What to produce -> Please restate, exactly as written, the lines running from the beginning of the material through the line that has "import * as" in it.

Data segment ->
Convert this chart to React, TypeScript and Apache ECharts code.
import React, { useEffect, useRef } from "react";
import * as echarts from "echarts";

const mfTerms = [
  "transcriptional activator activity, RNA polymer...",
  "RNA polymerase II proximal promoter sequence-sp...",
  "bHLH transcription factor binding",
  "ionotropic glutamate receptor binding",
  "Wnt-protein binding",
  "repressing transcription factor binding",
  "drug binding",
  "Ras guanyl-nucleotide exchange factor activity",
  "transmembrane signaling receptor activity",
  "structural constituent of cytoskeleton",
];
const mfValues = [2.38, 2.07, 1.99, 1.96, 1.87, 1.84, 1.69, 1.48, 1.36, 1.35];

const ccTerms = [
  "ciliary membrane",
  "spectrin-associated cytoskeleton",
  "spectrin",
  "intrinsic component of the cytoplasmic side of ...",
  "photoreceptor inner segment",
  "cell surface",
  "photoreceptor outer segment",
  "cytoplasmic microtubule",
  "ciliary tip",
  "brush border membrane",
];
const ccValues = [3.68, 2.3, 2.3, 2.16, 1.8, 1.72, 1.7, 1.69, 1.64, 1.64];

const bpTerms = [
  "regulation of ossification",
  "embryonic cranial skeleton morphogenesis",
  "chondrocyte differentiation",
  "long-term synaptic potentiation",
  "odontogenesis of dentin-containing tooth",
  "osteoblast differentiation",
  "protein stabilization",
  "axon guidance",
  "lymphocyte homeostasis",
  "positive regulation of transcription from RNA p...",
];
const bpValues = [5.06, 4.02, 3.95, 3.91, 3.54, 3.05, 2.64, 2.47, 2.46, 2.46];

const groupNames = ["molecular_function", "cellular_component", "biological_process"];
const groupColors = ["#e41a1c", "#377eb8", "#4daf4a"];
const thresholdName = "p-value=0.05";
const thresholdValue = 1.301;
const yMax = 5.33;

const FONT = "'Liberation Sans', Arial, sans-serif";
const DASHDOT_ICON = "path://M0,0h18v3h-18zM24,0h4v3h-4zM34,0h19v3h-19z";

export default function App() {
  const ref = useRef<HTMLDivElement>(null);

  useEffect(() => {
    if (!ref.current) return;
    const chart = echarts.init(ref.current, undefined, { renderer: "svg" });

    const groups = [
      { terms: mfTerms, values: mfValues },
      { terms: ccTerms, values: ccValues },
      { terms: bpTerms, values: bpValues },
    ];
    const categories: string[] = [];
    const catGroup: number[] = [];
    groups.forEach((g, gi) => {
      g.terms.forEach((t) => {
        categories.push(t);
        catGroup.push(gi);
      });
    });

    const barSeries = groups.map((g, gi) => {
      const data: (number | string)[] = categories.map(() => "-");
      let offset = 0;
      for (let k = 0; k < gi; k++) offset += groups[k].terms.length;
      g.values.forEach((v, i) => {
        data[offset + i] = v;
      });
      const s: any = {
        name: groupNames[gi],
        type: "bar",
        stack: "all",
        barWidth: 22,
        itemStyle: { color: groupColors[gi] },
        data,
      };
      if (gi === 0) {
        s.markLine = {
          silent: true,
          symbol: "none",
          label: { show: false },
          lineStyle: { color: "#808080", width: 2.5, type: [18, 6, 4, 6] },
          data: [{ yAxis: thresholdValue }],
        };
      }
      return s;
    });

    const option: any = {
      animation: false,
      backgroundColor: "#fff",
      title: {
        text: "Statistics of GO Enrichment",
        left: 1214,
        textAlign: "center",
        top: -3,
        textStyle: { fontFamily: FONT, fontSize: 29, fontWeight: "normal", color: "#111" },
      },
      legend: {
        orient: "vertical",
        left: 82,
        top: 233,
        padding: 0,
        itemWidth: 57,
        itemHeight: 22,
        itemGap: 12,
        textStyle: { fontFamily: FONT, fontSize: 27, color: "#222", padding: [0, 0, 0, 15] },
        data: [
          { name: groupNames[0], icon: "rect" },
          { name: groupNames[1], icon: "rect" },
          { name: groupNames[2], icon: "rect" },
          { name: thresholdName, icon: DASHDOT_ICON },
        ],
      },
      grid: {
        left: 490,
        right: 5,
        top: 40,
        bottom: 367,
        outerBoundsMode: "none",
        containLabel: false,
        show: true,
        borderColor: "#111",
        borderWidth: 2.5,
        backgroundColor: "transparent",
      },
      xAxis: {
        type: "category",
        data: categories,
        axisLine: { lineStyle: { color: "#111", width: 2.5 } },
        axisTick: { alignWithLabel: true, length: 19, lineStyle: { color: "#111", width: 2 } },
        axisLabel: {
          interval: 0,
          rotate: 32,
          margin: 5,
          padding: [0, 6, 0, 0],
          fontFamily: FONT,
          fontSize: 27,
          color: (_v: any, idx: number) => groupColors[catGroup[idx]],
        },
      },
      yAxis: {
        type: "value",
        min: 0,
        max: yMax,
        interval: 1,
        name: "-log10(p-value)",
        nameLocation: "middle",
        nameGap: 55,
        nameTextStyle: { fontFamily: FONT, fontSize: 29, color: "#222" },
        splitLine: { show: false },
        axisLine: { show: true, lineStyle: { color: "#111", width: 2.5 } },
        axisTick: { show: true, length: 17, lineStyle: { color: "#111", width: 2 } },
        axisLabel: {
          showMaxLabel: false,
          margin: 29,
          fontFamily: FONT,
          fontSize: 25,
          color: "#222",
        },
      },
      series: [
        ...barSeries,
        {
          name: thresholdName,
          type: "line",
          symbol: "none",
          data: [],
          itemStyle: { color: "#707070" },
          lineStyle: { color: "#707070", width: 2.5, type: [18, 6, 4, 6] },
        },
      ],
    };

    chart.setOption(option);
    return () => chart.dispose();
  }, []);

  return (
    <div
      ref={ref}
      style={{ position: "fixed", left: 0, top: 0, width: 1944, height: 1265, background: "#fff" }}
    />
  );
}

Written answer ->
Convert this chart to React, TypeScript and Apache ECharts code.
import React, { useEffect, useRef } from "react";
import * as echarts from "echarts";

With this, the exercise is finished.